Optimizing The Microstructure Of Low-Rem Nd-Fe-B Sintered Magnet Using Dy3co0.6cu0.4hx Addition

In recent years, the application of various additions (hydrides, oxides, intermetallic compounds, etc.) to powder mixtures for manufacturing Nd-Fe-B magnets shows promise as the method that allows one to increase the hysteretic characteristics of the magnets at the expense of realized grain-boundary diffusion and grainboundary structuring processes. The hysteretic characteristics of sintered Nd-Fe-B magnets are highly sensitive to their microstructure and composition of phases. This paper is focused on the coercivity enhancement of the near-stoichiometric Nd2Fe14B-based magnet by optimizing microstructure, which included processes of grain boundary diffusion and grain boundary structuring via the application of hydrogenated Dy(3)Co(0.6)Cu(0.4)Hx compound added to the powder mixture. The base alloy having the composition Nd-24.0, Pr6.5, Dy-0.5, B-1.0, Al-0.2, Fe-balance was prepared by strip-casting technique and subjected to hydrogen decrepitation during heating to 270 degrees C in a hydrogen flow at a pressure of 0.1 MPa and subsequent 1 h holding at this temperature.

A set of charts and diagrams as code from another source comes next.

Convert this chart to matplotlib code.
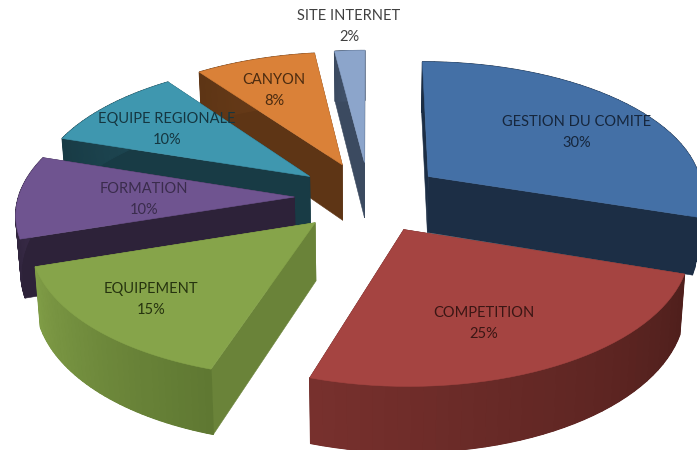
import numpy as np
import matplotlib
matplotlib.use('Agg')
import matplotlib.pyplot as plt
from matplotlib.patches import Polygon

# Chart data, clockwise from the top of the pie
labels = ['GESTION DU COMITE', 'COMPETITION', 'EQUIPEMENT', 'FORMATION',
          'EQUIPE REGIONALE', 'CANYON', 'SITE INTERNET']
values = [30, 25, 15, 10, 10, 8, 2]

# Colours per slice
top_colors = ['#4470A6', '#A54441', '#86A44A', '#6F5490', '#3F97AF', '#DA8138', '#8CA5CB']
wall_colors = ['#1C2E45', '#4F1F1C', '#6A8339', '#2D2239', '#183B45', '#5E3515', '#3B4A60']
rim_start = ['#1C2E45', '#4F1F1C', '#5F7832', '#2D2239', '#183B45', '#5E3515', '#3B4A60']
rim_end = ['#1C2E45', '#77302D', '#7F9C46', '#3A2C4A', '#1F4A56', '#6E3F1A', '#4A5C78']
text_colors = ['#16263C', '#3A1614', '#26330F', '#3A2C4C', '#153640', '#4B2B10', '#404040']

# Where the labels sit, in pixels (name line, then percent line)
label_xy = [(577, 122), (484, 313), (151, 289), (144, 189), (167, 119), (274, 80), (349, 16)]
line_gap = 21

# Projection of the pie plane on the image
cx, cy = 369, 197
radius = 276
squash = 0.477
persp = 0.111
explode = 0.27
height = 57
shrink = 0.015


def project(x, y, low=False):
    s = 1 / (1 + persp * y)
    px = radius * x * s
    py = cy - radius * squash * y * s
    if low:
        return cx + px * (1 - shrink), py + height * s
    return cx + px, py


def mix(c1, c2, t):
    a = np.array(matplotlib.colors.to_rgb(c1))
    b = np.array(matplotlib.colors.to_rgb(c2))
    return tuple(a + (b - a) * t)


def fill(ax, pts, color, lw=0.4):
    ax.add_patch(Polygon(pts, closed=True, facecolor=color, edgecolor=color, linewidth=lw))


fig = plt.figure(figsize=(6.97, 4.5), dpi=100)
ax = fig.add_axes([0, 0, 1, 1])
ax.set_xlim(0, 697)
ax.set_ylim(450, 0)
ax.axis('off')

starts = np.cumsum([0] + values[:-1]) * 3.6
sweeps = np.array(values) * 3.6

# back slices first so that the front ones cover them
order = [6, 5, 4, 3, 0, 2, 1]
for i in order:
    t0, sw = starts[i], sweeps[i]
    mid = np.radians(t0 + sw / 2)
    ox, oy = explode * np.sin(mid), explode * np.cos(mid)
    th = np.radians(np.linspace(t0, t0 + sw, 40))
    xs = ox + np.sin(th)
    ys = oy + np.cos(th)

    # the two straight walls
    for k in (0, -1):
        fill(ax, [project(ox, oy), project(xs[k], ys[k]),
                  project(xs[k], ys[k], True), project(ox, oy, True)], wall_colors[i])

    # rounded outer wall: one solid piece, then thin strips for the shading
    upper = [project(a, b) for a, b in zip(xs, ys)]
    lower = [project(a, b, True) for a, b in zip(xs, ys)]
    fill(ax, upper + lower[::-1], mix(rim_start[i], rim_end[i], 0.5))
    for k in range(len(th) - 1):
        col = mix(rim_start[i], rim_end[i], k / (len(th) - 2))
        fill(ax, [upper[k], upper[k + 1], lower[k + 1], lower[k]], col, lw=0.9)

    # top of the slice
    fill(ax, [project(ox, oy)] + upper, top_colors[i])

for i, name in enumerate(labels):
    x, y = label_xy[i]
    ax.text(x, y, name, ha='center', va='center', fontsize=10.5, family='Lato', color=text_colors[i])
    ax.text(x, y + line_gap, f'{values[i]}%', ha='center', va='center', fontsize=10.5,
            family='Lato', color=text_colors[i])

fig.savefig('out.png', dpi=100, facecolor='white')
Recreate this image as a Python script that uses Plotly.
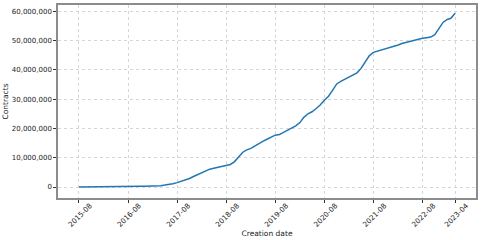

Dy3Co0.6Cu0.4 alloy was prepared by arc melting in an argon atmosphere and subjected to homogenizing annealing at 600 degrees C for 90 h. The subsequent hydrogenation under the conditions used for the decrepitation of the strip-cast alloy. The phase composition of Dy3Co0.6Cu0.4 was studied by X-ray diffraction analysis, DTA and scanning electron microscopy, electron microprobe analysis. Additions of the hydrogenated compound to Nd-Fe-B-based sintered magnets allow us to manufacture magnets with Br = 1.34 T and jHc = 1120 kA/m. The microstructure, phase composition and distributions of REM, Co, Cu for the prepared magnets were investigated by SEM/EDX method. Stability of structure-sensitive parameter, namely, the coercive force jHc of the sintered magnet prepared with 2 wt% of Dy(3)Co(0.6)Cu(0.4)Hx addition was studied.